§ Task details: Leaving out the pictures, retype the lines from the beginning of the listing through the line containing "from matplotlib.ticker import MultipleLocator".

§ Dataset content:

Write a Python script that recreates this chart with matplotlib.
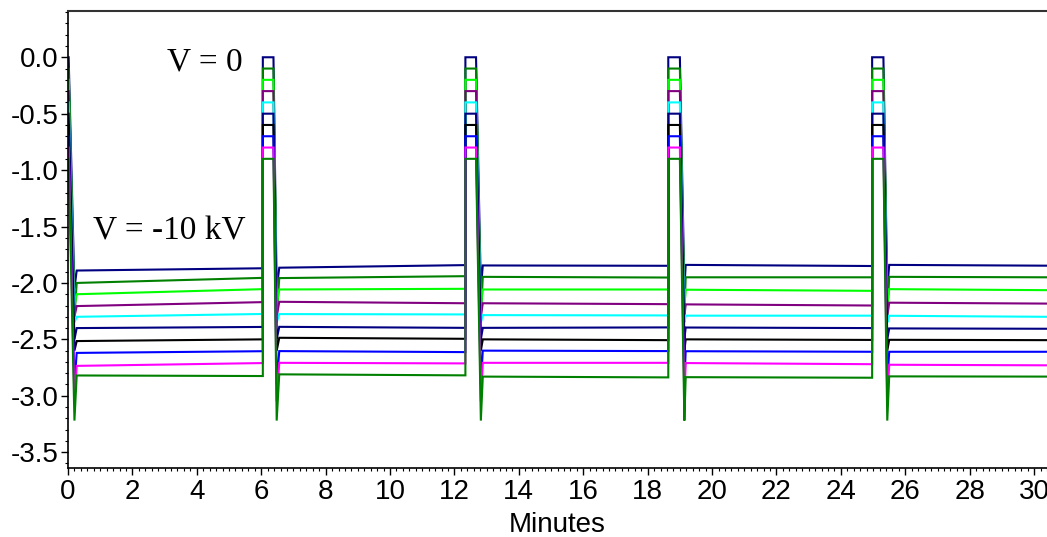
import matplotlib
matplotlib.use("Agg")
import matplotlib.pyplot as plt
from matplotlib.ticker import MultipleLocator

# ---- data ----
colors = ["#000080", "#008000", "#00FF00", "#800080", "#00FFFF",
          "#000080", "#000000", "#0000FF", "#FF00FF", "#008000"]
v0_levels = [0.0, -0.1, -0.2, -0.3, -0.4, -0.5, -0.6, -0.7, -0.8, -0.9]
spike_min = [-2.05, -2.3, -2.2, -2.3, -2.35, -2.5, -2.6, -2.9, -3.05, -3.22]

# plateau (V = -10 kV) levels at start / end of each of the 5 segments
seg_start = [
    [-1.89, -1.865, -1.845, -1.84, -1.84],
    [-2.00, -1.957, -1.946, -1.95, -1.946],
    [-2.10, -2.058, -2.058, -2.06, -2.055],
    [-2.205, -2.167, -2.18, -2.19, -2.175],
    [-2.30, -2.276, -2.285, -2.29, -2.291],
    [-2.40, -2.389, -2.398, -2.395, -2.403],
    [-2.515, -2.486, -2.50, -2.50, -2.504],
    [-2.62, -2.604, -2.60, -2.605, -2.61],
    [-2.735, -2.708, -2.708, -2.71, -2.725],
    [-2.82, -2.81, -2.83, -2.835, -2.828],
]
seg_end = [
    [-1.87, -1.842, -1.848, -1.85, -1.847],
    [-1.955, -1.94, -1.952, -1.95, -1.95],
    [-2.055, -2.052, -2.058, -2.07, -2.064],
    [-2.17, -2.18, -2.188, -2.20, -2.183],
    [-2.275, -2.279, -2.288, -2.29, -2.30],
    [-2.39, -2.398, -2.394, -2.40, -2.406],
    [-2.50, -2.495, -2.507, -2.505, -2.507],
    [-2.605, -2.613, -2.604, -2.61, -2.61],
    [-2.71, -2.713, -2.708, -2.72, -2.73],
    [-2.825, -2.819, -2.837, -2.84, -2.83],
]

# timing (minutes)
start_t, first_spike_t, first_recover_t = 0.02, 0.2, 0.27
pulse_on = [6.05, 12.34, 18.64, 24.97]
pulse_off = [6.38, 12.67, 19.00, 25.32]
spike_t = [6.48, 12.82, 19.14, 25.44]
recover_t = [6.56, 12.88, 19.18, 25.50]
end_t = 30.4

x_ticks = list(range(0, 31, 2))
y_ticks = [0.0, -0.5, -1.0, -1.5, -2.0, -2.5, -3.0, -3.5]

# ---- figure ----
fig = plt.figure(figsize=(10.47, 5.37), dpi=100)
ax = fig.add_axes([68 / 1047, 1 - 468 / 537, 1 - 68 / 1047, (468 - 11) / 537])

for i in range(len(colors)):
    xs = [start_t, first_spike_t, first_recover_t]
    ys = [v0_levels[i], spike_min[i], seg_start[i][0]]
    for k in range(len(pulse_on)):
        xs += [pulse_on[k], pulse_on[k], pulse_off[k], spike_t[k], recover_t[k]]
        ys += [seg_end[i][k], v0_levels[i], v0_levels[i], spike_min[i], seg_start[i][k + 1]]
    xs.append(end_t)
    ys.append(seg_end[i][-1])
    ax.plot(xs, ys, color=colors[i], lw=1.5, solid_joinstyle="miter")

ax.set_xlim(0, end_t)
ax.set_ylim(-3.64, 0.41)
ax.set_xticks(x_ticks)
ax.set_yticks(y_ticks)
ax.set_yticklabels([f"{v:.1f}" for v in y_ticks])
ax.xaxis.set_minor_locator(MultipleLocator(0.2))
ax.yaxis.set_minor_locator(MultipleLocator(0.1))

for lab in ax.get_xticklabels() + ax.get_yticklabels():
    lab.set_fontfamily("Liberation Sans")
    lab.set_fontsize(20)
ax.tick_params(axis="both", which="major", direction="out", length=5, width=1)
ax.tick_params(axis="y", which="major", pad=1.5)
ax.tick_params(axis="x", which="major", pad=3)
ax.tick_params(axis="both", which="minor", direction="out", length=2.5, width=0.8)
ax.tick_params(axis="x", top=False)

ax.spines["right"].set_visible(False)
for s in ["left", "bottom"]:
    ax.spines[s].set_linewidth(1.2)
ax.spines["top"].set_linewidth(1.5)
ax.spines["top"].set_color("#333333")

ax.set_xlabel("Minutes", fontfamily="Liberation Sans", fontsize=20, labelpad=5)

ax.text(3.07, -0.04, "V = 0", fontfamily="Liberation Serif", fontsize=24,
        ha="left", va="center")
ax.text(0.78, -1.545, "V = -10 kV", fontfamily="Liberation Serif", fontsize=24,
        ha="left", va="center")

fig.savefig("out.png", dpi=100)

§ Result of the task:
Write a Python script that recreates this chart with matplotlib.
import matplotlib
matplotlib.use("Agg")
import matplotlib.pyplot as plt
from matplotlib.ticker import MultipleLocator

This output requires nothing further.